Causes of Canine Malocclusion
In broad terms, malocclusions are either skeletal or dental in origin, Fiani explains. A dental origin is when a dog may have “one or a couple of teeth that are abnormally positioned within a normal facial skeletal structure,” and are causing pain or discomfort.
The skeletal type of malocclusion, Fiani notes, is where the facial skeleton is abnormal, causing the teeth not to fit together properly. For example, the “underbite” affects short-faced breeds like Bulldogs and Boxers, which have malformed skulls because of breeding. (Long-faced breeds like Sighthounds are prone to similar issues.)
While breeding can have an impact, there is a range of potential causes for either type of malocclusion. “Malocclusions can have a genetic basis that will be likely transmitted from generation to generation,” Peralta says, “and some of them will be acquired, whether because something happened during gestation or something happened during growth and development, either an infection or trauma or any other event that may alter maxillofacial [face and jaw] growth.” He explains that trauma to the face and jaw can stem from events like being bitten by another animal or getting hit by a car. Fiani adds that jaw fractures that don’t heal properly can also result in malocclusion.

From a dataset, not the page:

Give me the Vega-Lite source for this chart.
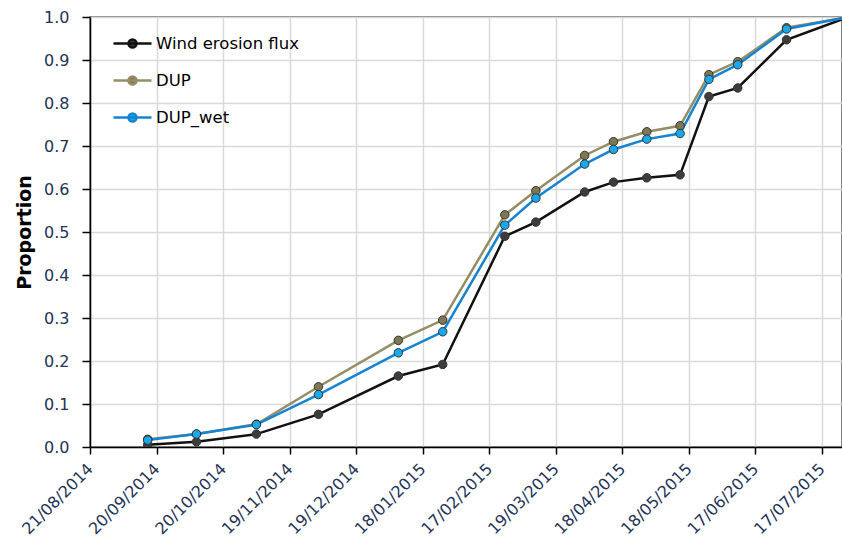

When to Seek Treatment for Maloclussion in Dogs
“It doesn’t always exactly matter why there’s a malocclusion, the question is: do you need to treat it?” Fiani says. “The bottom line is, if you have abnormal tooth-to-tooth contact or if you have abnormal tooth-to-soft tissue contact, then something has to be done about it.” If you notice any of the previously mentioned signs, it’s time to consult with your veterinarian, who will typically determine whether a referral to a dental specialist is warranted for further assessment. If you’ve got an image-obsessed hound, let’s be clear: veterinary dentists treat medical issues, not cosmetic ones. “We will not perform any sort of orthodontic treatment on an animal for aesthetic purposes,” Fiani emphasizes. “There has to be a clear-cut medical reason for preventing disease or prevention of discomfort or pain.”
Treatment options will vary depending on the specific issue facing your dog, his age, and other factors, but typically will fall into one of two categories: extraction or orthodontic treatment. Tooth extractions can be performed by your general practitioner or a dental specialist, depending, Fiani says, but orthodontics is always the purview of specialists. “That’s really when we’re using appliances to try and shift the teeth around so that they fit together in a way that no longer hurts the dog,” she explains.
So, if your dog is known for his quirky underbite, it’s probably a good idea to seek medical advice. It can be difficult to tell if malocclusion is causing issues, so don’t be afraid to ask your veterinarian questions, and pay close attention to your dog’s health and behavior. The bottom line is that, left untreated, malocclusion can lead to more than just an off-kilter smile—it can result in a painful life for your pooch.